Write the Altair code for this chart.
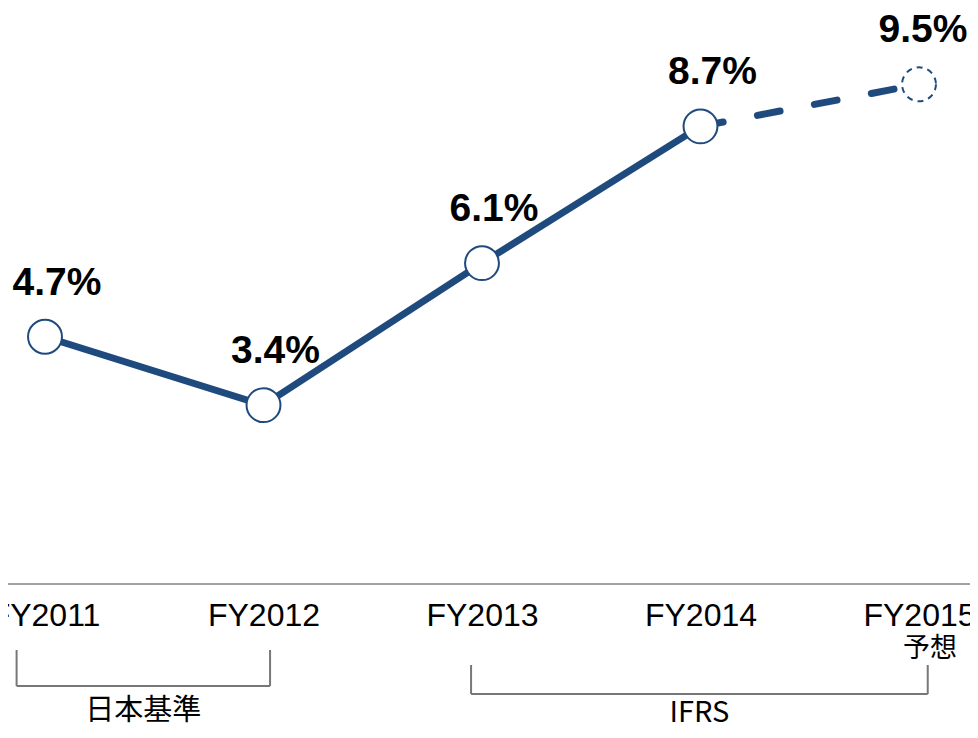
import json
import altair as alt
import pandas as pd

# ---- data ----
years = ["FY2011", "FY2012", "FY2013", "FY2014", "FY2015"]
margins = [4.7, 3.4, 6.1, 8.7, 9.5]
value_labels = ["4.7%", "3.4%", "6.1%", "8.7%", "9.5%"]
is_forecast = [False, False, False, False, True]
forecast_note = "予想"

bracket_names = ["日本基準", "IFRS"]
bracket_from = ["FY2011", "FY2013"]
bracket_to = ["FY2012", "FY2015"]

# ---- styling ----
BLUE = "#1F4A7D"
GREY = "#777777"

idx = list(range(len(years)))
df = pd.DataFrame({"idx": idx, "year": years, "margin": margins,
                   "label": value_labels, "forecast": is_forecast})
solid_df = df[~df["forecast"]]
last_actual = int(solid_df["idx"].max())
dash_df = df[df["idx"] >= last_actual]

left_pad = [0.13, 0.05]
right_pad = [0.03, 0.04]
br = pd.DataFrame({
    "name": bracket_names,
    "start": [years.index(a) - p for a, p in zip(bracket_from, left_pad)],
    "end": [years.index(b) + p for b, p in zip(bracket_to, right_pad)],
})
br["mid"] = (br["start"] + br["end"]) / 2

xscale = alt.Scale(domain=[0, len(years) - 1], range=[37, 911])
xaxis = alt.Axis(values=idx, labelExpr=f"{json.dumps(years)}[datum.value]",
                 ticks=False, domain=False, grid=False, title=None,
                 labelFont="Liberation Sans", labelFontSize=32, labelColor="black",
                 labelPadding=41, labelBaseline="alphabetic",
                 labelFlush=False, labelOverlap=False, labelBound=False)


def X(field):
    return alt.X(field, scale=xscale, axis=xaxis)


yscale = alt.Scale(domain=[0, 10.95], nice=False, zero=True)


def Y(field):
    return alt.Y(field, scale=yscale, axis=None)


axis_rule = alt.Chart(pd.DataFrame({"zero": [0]})).mark_rule(
    color="#444444", strokeWidth=1).encode(
    x=alt.value(-10), x2=alt.value(975), y=Y("zero:Q"))

line_solid = alt.Chart(solid_df).mark_line(
    color=BLUE, strokeWidth=7, strokeCap="round", strokeJoin="round").encode(
    x=X("idx:Q"), y=Y("margin:Q"))

line_dash = alt.Chart(dash_df).mark_line(
    color=BLUE, strokeWidth=7, strokeCap="round", strokeDash=[23, 35]).encode(
    x=X("idx:Q"), y=Y("margin:Q"))

pts_actual = alt.Chart(solid_df).mark_point(
    shape="circle", filled=False, fill="white", fillOpacity=1, size=1150,
    stroke=BLUE, strokeWidth=2, opacity=1).encode(
    x=X("idx:Q"), y=Y("margin:Q"))

pts_fc = alt.Chart(df[df["forecast"]]).mark_point(
    shape="circle", filled=False, fill="white", fillOpacity=1, size=1150,
    stroke=BLUE, strokeWidth=2, strokeDash=[6, 5], opacity=1).encode(
    x=X("idx:Q"), y=Y("margin:Q"))

value_text = alt.Chart(df[~df["forecast"]]).mark_text(
    font="Liberation Sans", fontSize=39, fontWeight="bold", color="black",
    dx=12, dy=-42, baseline="alphabetic", align="center").encode(
    x=X("idx:Q"), y=Y("margin:Q"), text="label:N")

value_text_fc = alt.Chart(df[df["forecast"]]).mark_text(
    font="Liberation Sans", fontSize=39, fontWeight="bold", color="black",
    dx=4, dy=-42, baseline="alphabetic", align="center").encode(
    x=X("idx:Q"), y=Y("margin:Q"), text="label:N")

note_text = alt.Chart(df[df["forecast"]].assign(note=forecast_note)).mark_text(
    font="Noto Sans CJK JP", fontSize=27, color="black", dx=11,
    baseline="middle", align="center").encode(
    x=X("idx:Q"), y=alt.value(641), text="note:N")

bracket_layers = []
tops = [642, 657]
bottoms = [678, 686]
label_y = [703, 705]
for i in range(len(br)):
    row = br.iloc[[i]]
    h = alt.Chart(row).mark_rule(color=GREY, strokeWidth=2).encode(
        x=X("start:Q"), x2="end", y=alt.value(bottoms[i]))
    ends = pd.DataFrame({"pos": [row["start"].iloc[0], row["end"].iloc[0]]})
    v = alt.Chart(ends).mark_rule(color=GREY, strokeWidth=2).encode(
        x=X("pos:Q"), y=alt.value(tops[i]), y2=alt.value(bottoms[i]))
    t = alt.Chart(row).mark_text(
        font="Noto Sans CJK JP", fontSize=29, color="black",
        baseline="middle", align="center").encode(
        x=X("mid:Q"), y=alt.value(label_y[i]), text="name:N")
    bracket_layers += [h, v, t]

chart = alt.layer(
    axis_rule, line_solid, line_dash, pts_actual, pts_fc, value_text,
    value_text_fc, note_text, *bracket_layers
).properties(
    width=962, height=576,
    padding={"left": 0, "top": 0, "right": 0, "bottom": 146},
    autosize=alt.AutoSizeParams(type="none"),
).configure_view(stroke=None)

chart.save("out.html", embed_options={"renderer": "svg", "actions": False})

━━━━━━━━━━━━━━━━

Quote the data above in full, leaving out the pictures it holds.

[Finished answer]:
Write the Altair code for this chart.
import json
import altair as alt
import pandas as pd

# ---- data ----
years = ["FY2011", "FY2012", "FY2013", "FY2014", "FY2015"]
margins = [4.7, 3.4, 6.1, 8.7, 9.5]
value_labels = ["4.7%", "3.4%", "6.1%", "8.7%", "9.5%"]
is_forecast = [False, False, False, False, True]
forecast_note = "予想"

bracket_names = ["日本基準", "IFRS"]
bracket_from = ["FY2011", "FY2013"]
bracket_to = ["FY2012", "FY2015"]

# ---- styling ----
BLUE = "#1F4A7D"
GREY = "#777777"

idx = list(range(len(years)))
df = pd.DataFrame({"idx": idx, "year": years, "margin": margins,
                   "label": value_labels, "forecast": is_forecast})
solid_df = df[~df["forecast"]]
last_actual = int(solid_df["idx"].max())
dash_df = df[df["idx"] >= last_actual]

left_pad = [0.13, 0.05]
right_pad = [0.03, 0.04]
br = pd.DataFrame({
    "name": bracket_names,
    "start": [years.index(a) - p for a, p in zip(bracket_from, left_pad)],
    "end": [years.index(b) + p for b, p in zip(bracket_to, right_pad)],
})
br["mid"] = (br["start"] + br["end"]) / 2

xscale = alt.Scale(domain=[0, len(years) - 1], range=[37, 911])
xaxis = alt.Axis(values=idx, labelExpr=f"{json.dumps(years)}[datum.value]",
                 ticks=False, domain=False, grid=False, title=None,
                 labelFont="Liberation Sans", labelFontSize=32, labelColor="black",
                 labelPadding=41, labelBaseline="alphabetic",
                 labelFlush=False, labelOverlap=False, labelBound=False)


def X(field):
    return alt.X(field, scale=xscale, axis=xaxis)


yscale = alt.Scale(domain=[0, 10.95], nice=False, zero=True)


def Y(field):
    return alt.Y(field, scale=yscale, axis=None)


axis_rule = alt.Chart(pd.DataFrame({"zero": [0]})).mark_rule(
    color="#444444", strokeWidth=1).encode(
    x=alt.value(-10), x2=alt.value(975), y=Y("zero:Q"))

line_solid = alt.Chart(solid_df).mark_line(
    color=BLUE, strokeWidth=7, strokeCap="round", strokeJoin="round").encode(
    x=X("idx:Q"), y=Y("margin:Q"))

line_dash = alt.Chart(dash_df).mark_line(
    color=BLUE, strokeWidth=7, strokeCap="round", strokeDash=[23, 35]).encode(
    x=X("idx:Q"), y=Y("margin:Q"))

pts_actual = alt.Chart(solid_df).mark_point(
    shape="circle", filled=False, fill="white", fillOpacity=1, size=1150,
    stroke=BLUE, strokeWidth=2, opacity=1).encode(
    x=X("idx:Q"), y=Y("margin:Q"))

pts_fc = alt.Chart(df[df["forecast"]]).mark_point(
    shape="circle", filled=False, fill="white", fillOpacity=1, size=1150,
    stroke=BLUE, strokeWidth=2, strokeDash=[6, 5], opacity=1).encode(
    x=X("idx:Q"), y=Y("margin:Q"))

value_text = alt.Chart(df[~df["forecast"]]).mark_text(
    font="Liberation Sans", fontSize=39, fontWeight="bold", color="black",
    dx=12, dy=-42, baseline="alphabetic", align="center").encode(
    x=X("idx:Q"), y=Y("margin:Q"), text="label:N")

value_text_fc = alt.Chart(df[df["forecast"]]).mark_text(
    font="Liberation Sans", fontSize=39, fontWeight="bold", color="black",
    dx=4, dy=-42, baseline="alphabetic", align="center").encode(
    x=X("idx:Q"), y=Y("margin:Q"), text="label:N")

note_text = alt.Chart(df[df["forecast"]].assign(note=forecast_note)).mark_text(
    font="Noto Sans CJK JP", fontSize=27, color="black", dx=11,
    baseline="middle", align="center").encode(
    x=X("idx:Q"), y=alt.value(641), text="note:N")

bracket_layers = []
tops = [642, 657]
bottoms = [678, 686]
label_y = [703, 705]
for i in range(len(br)):
    row = br.iloc[[i]]
    h = alt.Chart(row).mark_rule(color=GREY, strokeWidth=2).encode(
        x=X("start:Q"), x2="end", y=alt.value(bottoms[i]))
    ends = pd.DataFrame({"pos": [row["start"].iloc[0], row["end"].iloc[0]]})
    v = alt.Chart(ends).mark_rule(color=GREY, strokeWidth=2).encode(
        x=X("pos:Q"), y=alt.value(tops[i]), y2=alt.value(bottoms[i]))
    t = alt.Chart(row).mark_text(
        font="Noto Sans CJK JP", fontSize=29, color="black",
        baseline="middle", align="center").encode(
        x=X("mid:Q"), y=alt.value(label_y[i]), text="name:N")
    bracket_layers += [h, v, t]

chart = alt.layer(
    axis_rule, line_solid, line_dash, pts_actual, pts_fc, value_text,
    value_text_fc, note_text, *bracket_layers
).properties(
    width=962, height=576,
    padding={"left": 0, "top": 0, "right": 0, "bottom": 146},
    autosize=alt.AutoSizeParams(type="none"),
).configure_view(stroke=None)

chart.save("out.html", embed_options={"renderer": "svg", "actions": False})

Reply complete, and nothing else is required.